Review of Story of Your Life by Ted Chiang



It is one thing to understand an idea and internalize it; but it is another to be able to relate that idea through the most practical examples to another person.  This is the mark of an intelligent person, this is the mark of a good teacher, and for the majority of purposes, this is the mark of a good writer.  Ted Chiang’s 1998 Story of Your Life does all of this, and goes one step further.  Utilizing a fundamental theory of physics, the novella is an alternate perspective on the universe through very human eyes.

Story of Your Life is the story of Dr.
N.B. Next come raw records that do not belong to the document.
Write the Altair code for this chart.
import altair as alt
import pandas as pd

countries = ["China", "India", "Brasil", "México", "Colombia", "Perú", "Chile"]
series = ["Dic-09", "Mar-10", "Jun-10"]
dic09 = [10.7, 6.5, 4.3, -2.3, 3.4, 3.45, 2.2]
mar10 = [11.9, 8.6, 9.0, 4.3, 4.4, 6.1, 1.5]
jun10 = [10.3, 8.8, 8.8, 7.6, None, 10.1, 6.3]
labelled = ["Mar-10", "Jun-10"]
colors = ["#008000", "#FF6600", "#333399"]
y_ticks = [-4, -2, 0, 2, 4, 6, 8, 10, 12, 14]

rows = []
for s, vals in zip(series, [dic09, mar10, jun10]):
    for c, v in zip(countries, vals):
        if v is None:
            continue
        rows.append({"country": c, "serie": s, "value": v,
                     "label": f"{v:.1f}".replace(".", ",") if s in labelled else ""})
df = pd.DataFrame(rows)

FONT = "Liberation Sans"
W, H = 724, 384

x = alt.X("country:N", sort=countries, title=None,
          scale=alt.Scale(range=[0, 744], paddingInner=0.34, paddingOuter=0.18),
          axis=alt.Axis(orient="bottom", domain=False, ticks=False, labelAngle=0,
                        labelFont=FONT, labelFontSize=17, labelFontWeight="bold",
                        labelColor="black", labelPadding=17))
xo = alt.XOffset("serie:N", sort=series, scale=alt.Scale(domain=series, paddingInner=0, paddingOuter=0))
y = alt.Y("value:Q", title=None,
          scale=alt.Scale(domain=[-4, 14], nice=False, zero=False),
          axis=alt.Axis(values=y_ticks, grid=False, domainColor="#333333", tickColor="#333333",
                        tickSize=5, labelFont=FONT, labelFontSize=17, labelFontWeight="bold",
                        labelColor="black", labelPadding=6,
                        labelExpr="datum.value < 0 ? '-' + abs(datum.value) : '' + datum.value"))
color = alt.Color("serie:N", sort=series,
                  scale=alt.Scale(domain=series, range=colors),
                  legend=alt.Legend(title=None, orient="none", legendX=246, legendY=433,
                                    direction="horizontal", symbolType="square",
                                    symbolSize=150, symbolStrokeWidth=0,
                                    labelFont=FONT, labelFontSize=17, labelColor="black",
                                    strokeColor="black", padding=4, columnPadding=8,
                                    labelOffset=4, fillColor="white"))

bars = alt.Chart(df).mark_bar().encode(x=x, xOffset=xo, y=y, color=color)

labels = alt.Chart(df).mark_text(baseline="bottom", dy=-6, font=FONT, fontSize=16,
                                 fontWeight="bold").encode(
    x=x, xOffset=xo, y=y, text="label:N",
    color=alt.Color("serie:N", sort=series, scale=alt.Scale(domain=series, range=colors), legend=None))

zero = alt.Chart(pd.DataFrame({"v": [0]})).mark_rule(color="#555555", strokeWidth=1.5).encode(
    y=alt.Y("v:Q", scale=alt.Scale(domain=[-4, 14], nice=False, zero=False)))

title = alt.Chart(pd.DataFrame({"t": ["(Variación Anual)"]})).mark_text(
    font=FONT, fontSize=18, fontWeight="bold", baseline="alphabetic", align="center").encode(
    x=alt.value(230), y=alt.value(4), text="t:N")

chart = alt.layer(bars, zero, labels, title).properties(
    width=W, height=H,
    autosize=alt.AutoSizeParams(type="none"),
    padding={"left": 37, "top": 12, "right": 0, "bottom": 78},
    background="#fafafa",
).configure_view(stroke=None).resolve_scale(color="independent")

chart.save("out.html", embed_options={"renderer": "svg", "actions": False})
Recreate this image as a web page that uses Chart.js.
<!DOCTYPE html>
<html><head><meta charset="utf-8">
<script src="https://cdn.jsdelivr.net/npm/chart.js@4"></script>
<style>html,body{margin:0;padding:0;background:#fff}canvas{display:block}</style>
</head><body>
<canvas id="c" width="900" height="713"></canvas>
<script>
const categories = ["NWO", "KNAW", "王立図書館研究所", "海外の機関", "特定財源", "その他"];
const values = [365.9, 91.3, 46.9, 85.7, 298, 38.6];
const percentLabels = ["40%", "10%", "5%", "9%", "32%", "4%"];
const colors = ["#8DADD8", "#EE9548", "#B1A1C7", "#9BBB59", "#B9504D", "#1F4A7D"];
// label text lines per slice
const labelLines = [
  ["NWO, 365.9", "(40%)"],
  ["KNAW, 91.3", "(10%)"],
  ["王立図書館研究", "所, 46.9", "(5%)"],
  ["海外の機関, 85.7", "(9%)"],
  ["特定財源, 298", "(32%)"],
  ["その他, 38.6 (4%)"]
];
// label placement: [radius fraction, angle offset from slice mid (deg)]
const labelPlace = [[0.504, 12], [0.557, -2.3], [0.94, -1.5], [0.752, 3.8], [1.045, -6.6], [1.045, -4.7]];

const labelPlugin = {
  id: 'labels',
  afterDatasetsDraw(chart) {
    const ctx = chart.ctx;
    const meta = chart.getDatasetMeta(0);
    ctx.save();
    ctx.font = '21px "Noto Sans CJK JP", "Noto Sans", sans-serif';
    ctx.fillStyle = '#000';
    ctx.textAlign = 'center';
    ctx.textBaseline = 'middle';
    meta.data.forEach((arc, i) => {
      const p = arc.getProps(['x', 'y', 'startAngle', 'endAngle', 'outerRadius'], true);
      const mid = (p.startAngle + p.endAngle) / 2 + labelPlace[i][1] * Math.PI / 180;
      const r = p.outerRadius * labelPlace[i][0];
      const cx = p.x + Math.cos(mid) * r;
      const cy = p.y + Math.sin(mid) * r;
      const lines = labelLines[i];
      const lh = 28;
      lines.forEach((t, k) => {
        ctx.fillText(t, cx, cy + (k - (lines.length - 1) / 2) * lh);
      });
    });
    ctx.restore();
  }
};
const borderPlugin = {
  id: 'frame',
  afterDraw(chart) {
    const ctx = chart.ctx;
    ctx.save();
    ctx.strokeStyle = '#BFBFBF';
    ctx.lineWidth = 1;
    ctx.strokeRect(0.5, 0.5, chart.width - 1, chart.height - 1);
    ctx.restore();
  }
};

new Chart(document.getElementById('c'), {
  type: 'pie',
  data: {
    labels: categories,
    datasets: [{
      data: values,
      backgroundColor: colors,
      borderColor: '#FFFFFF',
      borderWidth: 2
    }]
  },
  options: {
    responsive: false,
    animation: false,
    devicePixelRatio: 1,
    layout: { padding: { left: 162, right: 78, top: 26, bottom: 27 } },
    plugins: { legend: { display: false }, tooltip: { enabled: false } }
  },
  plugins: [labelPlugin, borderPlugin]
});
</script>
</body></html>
Louise Banks, one of the world’s leading philologists.  Aliens having arrived in orbit above Earth and sent communicator devices cascading to various regions, at the outset of the story she is asked by the military to study and learn the heptapods’ language so that humanity might be able to communicate with the seven-eyed, seven-legged creatures.  Interwoven into the story of alien contact are flashbacks to Banks’ past, particularly the daughter she raised to adulthood but who died mountain climbing at age twenty-five.  Chiang paralleling Banks’ present and past in sublime fashion, the resolution of the doctor’s story is touching.
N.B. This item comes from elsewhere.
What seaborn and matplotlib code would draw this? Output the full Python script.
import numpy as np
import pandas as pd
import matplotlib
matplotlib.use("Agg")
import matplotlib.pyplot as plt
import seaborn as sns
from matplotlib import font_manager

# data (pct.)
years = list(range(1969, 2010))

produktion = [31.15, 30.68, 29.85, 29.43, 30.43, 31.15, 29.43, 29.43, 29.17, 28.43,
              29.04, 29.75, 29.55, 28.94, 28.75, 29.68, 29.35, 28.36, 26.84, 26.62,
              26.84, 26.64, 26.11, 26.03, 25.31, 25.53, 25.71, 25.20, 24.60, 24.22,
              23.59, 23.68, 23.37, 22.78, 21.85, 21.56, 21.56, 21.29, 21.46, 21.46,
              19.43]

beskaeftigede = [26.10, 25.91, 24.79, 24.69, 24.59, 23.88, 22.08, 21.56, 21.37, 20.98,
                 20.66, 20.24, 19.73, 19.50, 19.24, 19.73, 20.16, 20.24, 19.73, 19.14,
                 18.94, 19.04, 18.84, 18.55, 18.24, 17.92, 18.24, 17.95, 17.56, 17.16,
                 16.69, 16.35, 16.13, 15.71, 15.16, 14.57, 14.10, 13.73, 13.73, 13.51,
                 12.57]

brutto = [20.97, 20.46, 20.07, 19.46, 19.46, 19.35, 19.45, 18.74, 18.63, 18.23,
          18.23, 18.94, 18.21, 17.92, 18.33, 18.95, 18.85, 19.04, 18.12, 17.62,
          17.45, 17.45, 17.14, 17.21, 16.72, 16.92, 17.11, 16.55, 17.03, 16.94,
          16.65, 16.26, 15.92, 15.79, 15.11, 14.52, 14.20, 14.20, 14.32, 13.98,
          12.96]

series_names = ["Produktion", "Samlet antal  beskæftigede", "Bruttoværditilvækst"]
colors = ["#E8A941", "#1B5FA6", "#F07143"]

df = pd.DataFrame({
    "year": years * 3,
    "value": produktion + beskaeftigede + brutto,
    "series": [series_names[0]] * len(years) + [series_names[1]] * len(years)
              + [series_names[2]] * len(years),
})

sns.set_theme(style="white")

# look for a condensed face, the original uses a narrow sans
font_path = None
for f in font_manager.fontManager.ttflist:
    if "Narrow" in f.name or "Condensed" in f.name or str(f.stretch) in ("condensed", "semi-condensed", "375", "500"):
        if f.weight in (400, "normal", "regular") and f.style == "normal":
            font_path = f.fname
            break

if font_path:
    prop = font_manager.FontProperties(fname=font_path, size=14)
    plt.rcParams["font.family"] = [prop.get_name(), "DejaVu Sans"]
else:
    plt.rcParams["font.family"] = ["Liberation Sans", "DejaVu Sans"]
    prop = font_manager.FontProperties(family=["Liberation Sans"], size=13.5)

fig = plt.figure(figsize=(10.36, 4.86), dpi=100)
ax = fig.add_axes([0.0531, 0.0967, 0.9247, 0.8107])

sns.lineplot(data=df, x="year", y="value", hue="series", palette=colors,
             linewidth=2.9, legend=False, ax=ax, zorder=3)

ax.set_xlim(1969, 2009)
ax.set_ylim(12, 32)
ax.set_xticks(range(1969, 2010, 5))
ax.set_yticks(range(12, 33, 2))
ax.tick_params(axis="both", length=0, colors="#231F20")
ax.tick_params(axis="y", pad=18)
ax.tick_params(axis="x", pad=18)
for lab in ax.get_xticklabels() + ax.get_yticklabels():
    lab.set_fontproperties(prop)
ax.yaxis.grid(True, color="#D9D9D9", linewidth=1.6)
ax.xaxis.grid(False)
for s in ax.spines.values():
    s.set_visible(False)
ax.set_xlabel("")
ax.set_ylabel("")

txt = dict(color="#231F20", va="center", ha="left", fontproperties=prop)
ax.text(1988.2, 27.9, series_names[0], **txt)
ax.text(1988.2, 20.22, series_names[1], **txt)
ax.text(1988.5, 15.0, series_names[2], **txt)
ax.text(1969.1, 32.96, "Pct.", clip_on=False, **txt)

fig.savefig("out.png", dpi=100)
Story of Your Life is able to do something the extreme majority of the genre cannot: wholly synthesize hard and soft science fiction.  Though the science part of Banks’ contact with the heptapods is predominantly linguistic theory, in order to understand the spluttering creatures, knowledge of their understanding of physics is likewise required.  Utilizing Fermat’s principle of least time, the novella is both in the tradition of physics-driven sci-fi (Larry Niven, Gregory Benford, etc.), as well as such novels as Samuel Delany’s Babel-17, China Mieville's Embassytown, or Ian Watson’s The Embedding which use linguistic theory as their main concepts.  That Chiang is able integrate the physics and language details into not only the behavior and language of the heptapods, but also Banks’ perspective on life likewise places the novel firmly in the territory of writers like Ursula Le Guin and C.J. Cherryh. 

Hiding beneath all of this, however, is the ultimate message of the novella.  Vaguely hinted at in the title, there is a certain sense of fatalism, of accepting the idiosyncrasies life deals to individuals, and in response, to appreciate what you have and to live life to its fullest for you never know what will come.  Shades of Daoism evident to this idea (unsurprising considering the style of ideographic writing the heptapods use and Chiang’s own cultural background), there is a strong philosophical undercurrent to the story, making for interesting reading.

In the end, Story of Your Life is high quality fiction, no matter whether viewed as hard or soft science fiction, or just fiction in general.  Physics and linguistic theory are used to drive an attitude regarding determinism, but the story remains human to the core.  The story of Banks, her colleague Gary, and her daughter Maxine engage the emotional as well as rational aspects of literature and the reader.  I suppose their may be no greater compliment to a piece of writing than that.